= National Evolutionary Synthesis Center =

Scientific research center in Durham, North Carolina

The United States National Evolutionary Synthesis Center (NESCent) is a scientific research center in Durham, North Carolina. Known by its acronym NESCent (which rhymes with “crescent”), the center’s goal is to promote collaborative, cross-disciplinary research in evolutionary biology.

NESCent offers a range of fellowships for visiting scientists and educators and sponsors numerous scientific meetings each year. In its first 7 years, NESCent hosted nearly 4,200 visitors from more than 50 countries. Sponsored projects span the fields of systematics, paleontology, molecular evolution, phylogeography, comparative biology, evolutionary genetics, population biology and functional morphology, among others.

The logo of the National Evolutionary Synthesis Center

==Mission==
NESCent promotes the synthesis of information, concepts and knowledge to address significant, emerging, or novel questions in evolutionary science and its applications. NESCent achieves this by supporting research and education across disciplinary, institutional, geographic, and demographic boundaries.

==History and funding==
NESCent was founded in December 2004 with a grant from the US National Science Foundation, and is jointly operated by Duke University, North Carolina State University, and the University of North Carolina at Chapel Hill. In the fall of 2009, NESCent was awarded a second 5-year grant from the National Science Foundation, which will provide funding for the center through 2014.

==Major programs==

NESCent sponsors a number of research and training programs for graduate students, postdoctoral fellows, faculty, and groups. Examples include:
- Catalysis meetings
- Working groups
- Postdoctoral fellowships
- Sabbatical fellowships
- Graduate fellowships
- Short-term visitor fellowships
- Postgraduate-level courses on topics related to evolution

==Senior leadership==
NESCent’s Directorate consists of:
- Allen Rodrigo, Center Director
- Susan Alberts, Associate Director of Science and Synthesis
- Todd Vision, Associate Director of Informatics
- Brian Wiegmann, Associate Director of Education and Outreach
In addition, NESCent has an external Advisory Board and Operations Committee that meet on a regular basis to advise the Directors and oversee the center.
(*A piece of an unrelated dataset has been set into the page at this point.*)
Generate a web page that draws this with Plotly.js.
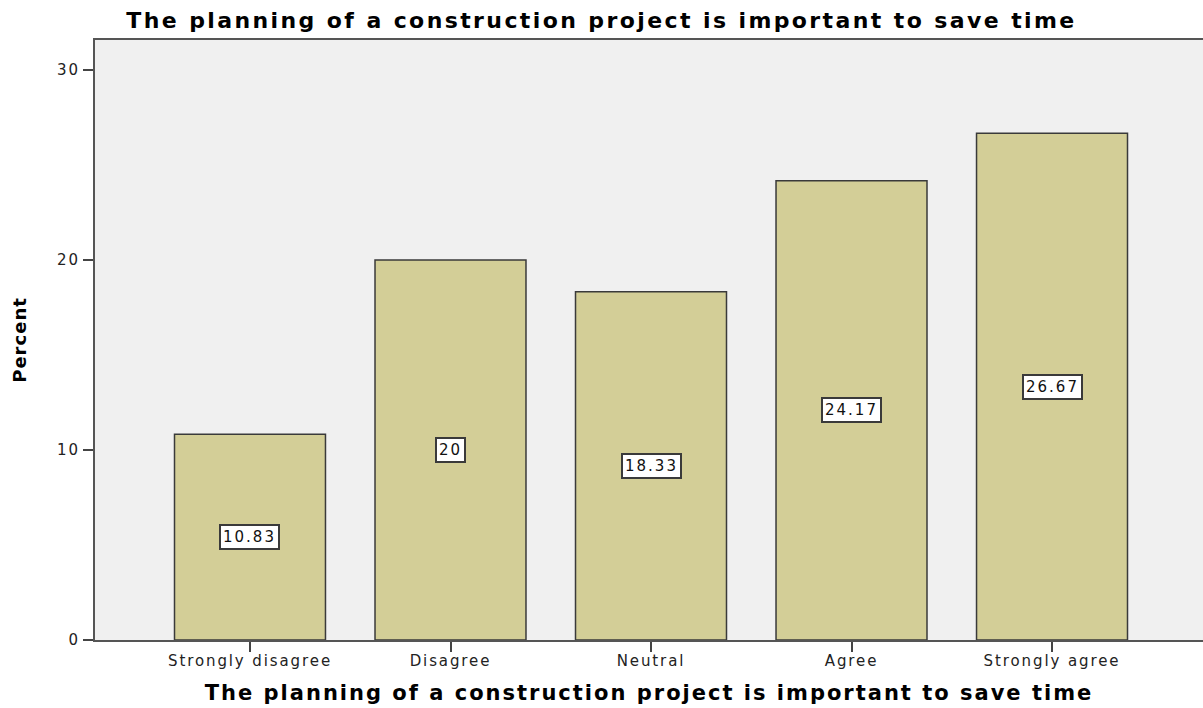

==Scientists-in-residence and in-house staff==
NESCent has 15-20 full-time employees and several employees on a part-time or contractual basis. In addition, approximately 10 postdoctoral fellows and 2-3 sabbatical scholars typically work on-site at the center at any given time.

==Informatics at NESCent==
NESCent’s informatics team plays an active role in developing cyberinfrastructure for the scientific community, with a focus on open source software, database development, IT support, and analytical tools in evolutionary biology. Major initiatives include the Generic Model Organism Database project, Dryad, and Phenoscape project.

==Education and outreach==
NESCent’s science education and outreach group works to improve evolution education, expand opportunities for underrepresented groups, and communicate current and emerging research to the general public. Programs include professional development workshops for instructors at science and education conferences, annual Darwin Day festivities, working groups on evolution education, and monthly audio/video podcasts for the Evolution in the News program.

==Location and facilities==
NESCent is located in the Erwin Mill Building, a former textile mill near Duke University’s main campus. NESCent’s facilities include four meeting rooms with space for up to 45 people, and a variety of offices for scientists and staff. The center is located at 2024 W. Main Street, Suite A200 Durham, NC 27705.